Hubert Meyer, né en 1947, a raconté son existence tumultueuse à l’auteur Serge Heughebaert. Or le livre, de lecture agréable, constitue un véritable tableau social, qui s’appuie d’ailleurs sur les travaux d’autres écrivains, comme Janine Massard ou Luc Weibel, dans son fameux ouvrage, Pipes de terre, pipes de porcelaine. Hubert passe une enfance assez heureuse sur la Côte, au bord du Léman. Sa mère est employée de maison dans la propriété appartenant à des membres de la grande bourgeoisie protestante genevoise. Si ses « maîtres » témoignent d’une certaine bienveillance, l’enfant prend vite conscience de la différence entre les classes et de la condescendance des nantis envers le bas peuple. En même temps, Hubert restera fasciné par cette haute société qu’il ne cessera de fréquenter comme subalterne (patrons et banquiers richissimes, nobles, et même la reine d’Espagne à Lausanne). En 1955, il est placé à Broc dans un internat catholique tenu par des salésiens. Et que pensez-vous qu’il arriva ?… Le gamin est abusé par des prêtres. Plus tard, un comte, dont le nom apparaît en toutes lettres dans les journaux de l’époque, l’entraîne dans des « partouzes » assez sordides. Tout cela a-t-il contribué à l’homosexualité que Hubert affichera ostensiblement toute sa vie ? Seul lui pourrait répondre à cette question complexe.

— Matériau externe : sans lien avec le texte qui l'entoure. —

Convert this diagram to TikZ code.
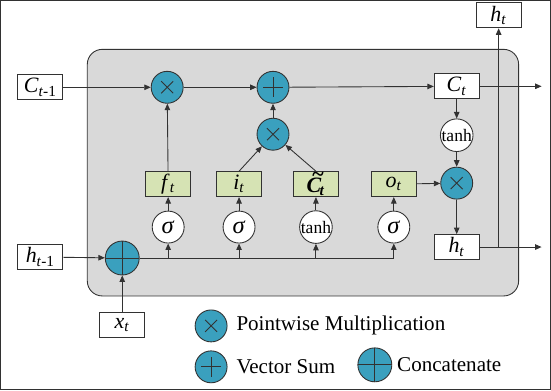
\documentclass[tikz,border=0pt]{standalone}
\usepackage{fontspec}
\setmainfont{Liberation Serif}
\usetikzlibrary{arrows.meta,calc}

\definecolor{cellgray}{RGB}{217,217,217}
\definecolor{opteal}{RGB}{58,160,190}
\definecolor{gategreen}{RGB}{214,227,180}
\definecolor{edgegray}{RGB}{50,50,50}

\newcommand{\sbt}[1]{\textsubscript{#1}}
% italic C with a tilde set above it
\newcommand{\tildeC}{\textit{\rlap{C}\hspace{0.22em}\raisebox{0.52em}{\char"007E}\hspace{-0.2em}}}

\begin{document}
\begin{tikzpicture}[x=0.02cm, y=-0.02cm,
  >={Triangle[length=1.3mm,width=1.1mm]},
  every path/.style={line width=0.5pt, draw=edgegray},
  statebox/.style={draw=edgegray, fill=white, minimum width=0.9cm, minimum height=0.5cm, inner sep=0pt, font=\fontsize{12.5}{12.5}\selectfont},
  gatebox/.style={statebox, fill=gategreen},
  actnode/.style={circle, draw=edgegray, fill=white, minimum size=0.64cm, inner sep=0pt},
  opnode/.style={circle, draw=edgegray, fill=opteal, minimum size=0.64cm, inner sep=0pt},
  multop/.style={opnode, path picture={
     \draw[edgegray] ($(path picture bounding box.center)+(-6,-6)$) -- ($(path picture bounding box.center)+(6,6)$);
     \draw[edgegray] ($(path picture bounding box.center)+(-6,6)$) -- ($(path picture bounding box.center)+(6,-6)$);}},
  sumop/.style={opnode, path picture={
     \draw[edgegray] ($(path picture bounding box.center)+(-10,0)$) -- ($(path picture bounding box.center)+(10,0)$);
     \draw[edgegray] ($(path picture bounding box.center)+(0,-10)$) -- ($(path picture bounding box.center)+(0,10)$);}},
  catop/.style={opnode, minimum size=0.68cm, path picture={
     \draw[edgegray] (path picture bounding box.west) -- (path picture bounding box.east);
     \draw[edgegray] (path picture bounding box.north) -- (path picture bounding box.south);}},
  legendtext/.style={anchor=west, inner sep=0pt, font=\fontsize{12}{12}\selectfont}
]
% canvas
\fill[white] (0,0) rectangle (551,390);
\useasboundingbox (0,0) rectangle (551,390);

% cell body
\draw[fill=cellgray, rounded corners=0.3cm] (87,49) rectangle (519,296);

% states
\node[statebox] (cprev) at (40,87) {\textit{C}\sbt{\textit{t}-1}};
\node[statebox] (hprev) at (40,257) {\textit{h}\sbt{\textit{t}-1}};
\node[statebox] (xt) at (122,325) {\textit{x}\sbt{\textit{t}}};
\node[statebox] (ct) at (457,86) {\textit{C}\sbt{\textit{t}}};
\node[statebox] (ht) at (457,247) {\textit{h}\sbt{\textit{t}}};
\node[statebox] (htop) at (499,15) {\textit{h}\sbt{\textit{t}}};

% pointwise operators
\node[multop] (mf) at (167,87) {};
\node[sumop] (add) at (273,87) {};
\node[multop] (mi) at (273,134) {};
\node[actnode, font=\fontsize{10}{10}\selectfont] (tanhc) at (457,135) {tanh};
\node[multop] (mo) at (457,183) {};
\node[catop] (cat) at (122,258) {};

% gates
\node[gatebox] (ft) at (168,184) {\textit{f}\sbt{\textit{t}}};
\node[gatebox] (it) at (239,184) {\textit{i}\sbt{\textit{t}}};
\node[gatebox] (cand) at (316,184) {\bfseries\tildeC\sbt{\textit{t}}};
\node[gatebox] (ot) at (394,184) {\textit{o}\sbt{\textit{t}}};

% activations
\node[actnode, font=\fontsize{14}{14}\selectfont] (sf) at (168,227) {\textit{σ}};
\node[actnode, font=\fontsize{14}{14}\selectfont] (si) at (239,227) {\textit{σ}};
\node[actnode, font=\fontsize{10}{10}\selectfont] (sc) at (316,227) {tanh};
\node[actnode, font=\fontsize{14}{14}\selectfont] (so) at (394,227) {\textit{σ}};

% free ends
\coordinate (cout) at (542,86);
\coordinate (hout) at (542,247);
\coordinate (hsplit) at (499,247);

% cell state path
\draw[->] (cprev) -- (mf);
\draw[->] (mf) -- (add);
\draw[->] (add) -- (ct);
\draw[->] (ct) -- (cout);
\draw[->] (ct) -- (tanhc);
\draw[->] (tanhc) -- (mo);
\draw[->] (mo) -- (ht);
\draw[->] (ht) -- (hout);
\draw[->] (hsplit) -- (htop);

% gate connections
\draw[->] (ft) -- (mf);
\draw[->] (it.north) -- (mi);
\draw[->] (cand.north) -- (mi);
\draw[->] (mi) -- (add);
\draw[->] (ot) -- (mo);
\foreach \a/\g in {sf/ft, si/it, sc/cand, so/ot}
  \draw[->] (\a) -- (\g);

% input concatenation and bus
\draw[->] (hprev) -- (cat);
\draw[->] (xt) -- (cat);
\draw (cat.east) -- (so |- cat);
\foreach \a in {sf, si, sc, so}
  \draw[->] (\a |- cat) -- (\a);

% legend
\node[multop] (lgm) at (211,326) {};
\node[legendtext] (lgmt) at (236,326) {Pointwise Multiplication};
\node[sumop] (lgs) at (211,367) {};
\node[legendtext] (lgst) at (236,367) {Vector Sum};
\node[catop] (lgc) at (375,365) {};
\node[legendtext] (lgct) at (397,365) {Concatenate};
\end{tikzpicture}
\end{document}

Finalement, il deviendra chauffeur de maîtres. C’est là que commence son trop grand amour des belles voitures. Il va « emprunter » celles de ses patrons, avec une préférence pour les Maserati, Ferrari et autres Bentley ! Et va s’enchaîner la spirale des licenciements, condamnations pénales et emprisonnements, y compris en Espagne, où il menait, à Marbella et ailleurs, la belle vie avec ses amants… et l’argent des propriétaires des véhicules.
Un chapitre particulièrement intéressant contient des « révélations » de l’auteur sur des faits (bien connus alors du public) qui concernent la richissime famille d’Edmond Safra. Ce banquier et grand philanthrope, notamment en faveur d’organisations juives à travers le monde, connaîtra une mort tragique à Monaco, à laquelle, précisons-le, Hubert ne sera nullement lié. Le mécène était très attaché aux rites à la fois askhénaze et sépharade, bien évoqués dans le livre. Un autre passage plus léger, celui où Hubert devient chauffeur occasionnel de l’évêque de Fribourg, qui lui fera même rencontrer le pape.
Finalement le personnage, âgé aujourd’hui de 76 ans, est assez sympathique et touchant, avec son mélange de naïveté, de culot, de regrets, de souvenirs émus de son enfance et de ses parents… Alors, rappelons ces mots tirés de Matthieu 7 : 1 « Ne jugez pas, et vous ne serez point jugés. » Et pour finir, disons clairement qu’aucun des faits mentionnés ci-dessus ne relève de notre part de la diffamation. Ils ont tous été dûment cautionnés par l’auteur et par Hubert dans sa postface.